We return then to South Africa and 2010, say Wayne Rooney’s goal does not come until the 89th minute, until then Miss Pessimist becomes more and more confident in her prediction that Wayne Rooney will not score first that she begins to offer the rest of the group increasingly better odds, say for instance, 40 minutes in she goes up to 8/1 and 80 minutes in raises the odds to 10/1. This is ‘in running’ betting fixed odds style.

The betting exchanges are usually extremely busy ‘in running’. ‘Layers’ will do as Miss Pessimist has done and the odds offered will fluctuate wildly. ‘Backers’ will be opportunistic, especially if their original bets are down, and will try to recoup losses by scooping up generous odds for the seemingly highly unlikely. This has paid dividends in a small number of cases (usually when football teams from Manchester play against Tottenham Hotspur!). It should be noted that betting exchanges react enormously to any goal or to long periods of play when one team dominates. These can be carefully taken advantage of.
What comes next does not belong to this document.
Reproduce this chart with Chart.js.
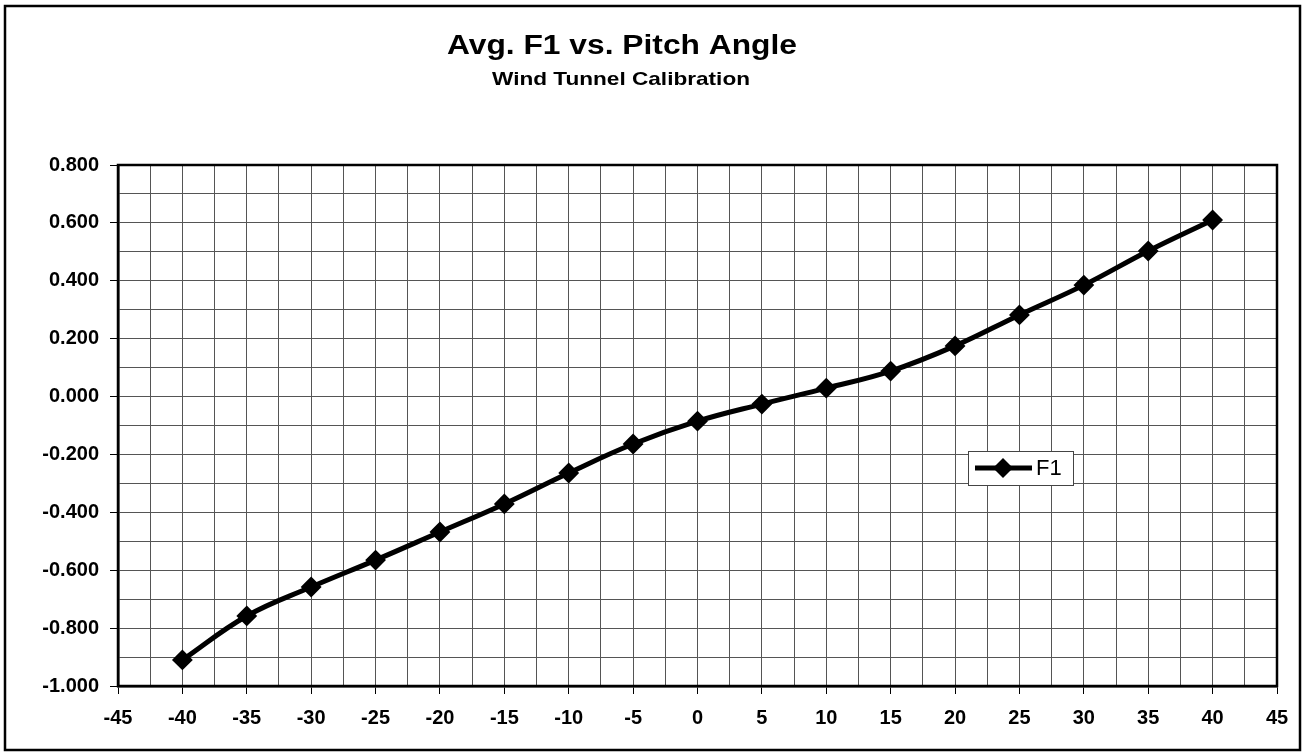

Spread betting also works well ‘in running’, with the ‘prediction’ made by the spread betting host being subject to change throughout the game. If only Statman had paid a little more attention to his long suffering girl friend perhaps he could have made more than £10 by adjusting his predictions once the ‘Sellers’ (those that had gone lower) bets were down thus giving them the opportunity to bet further and thus most probably increase his profits.

Better still though he’d have realised that there were in fact 10 corners and not 16. The moral of this story fits well with all sports betting; keep your eye on the game (and not those scantily clad Brazilian ladies doing the Samba in the opposite stand!) because not doing so halved his profit and it could seriously damage yours!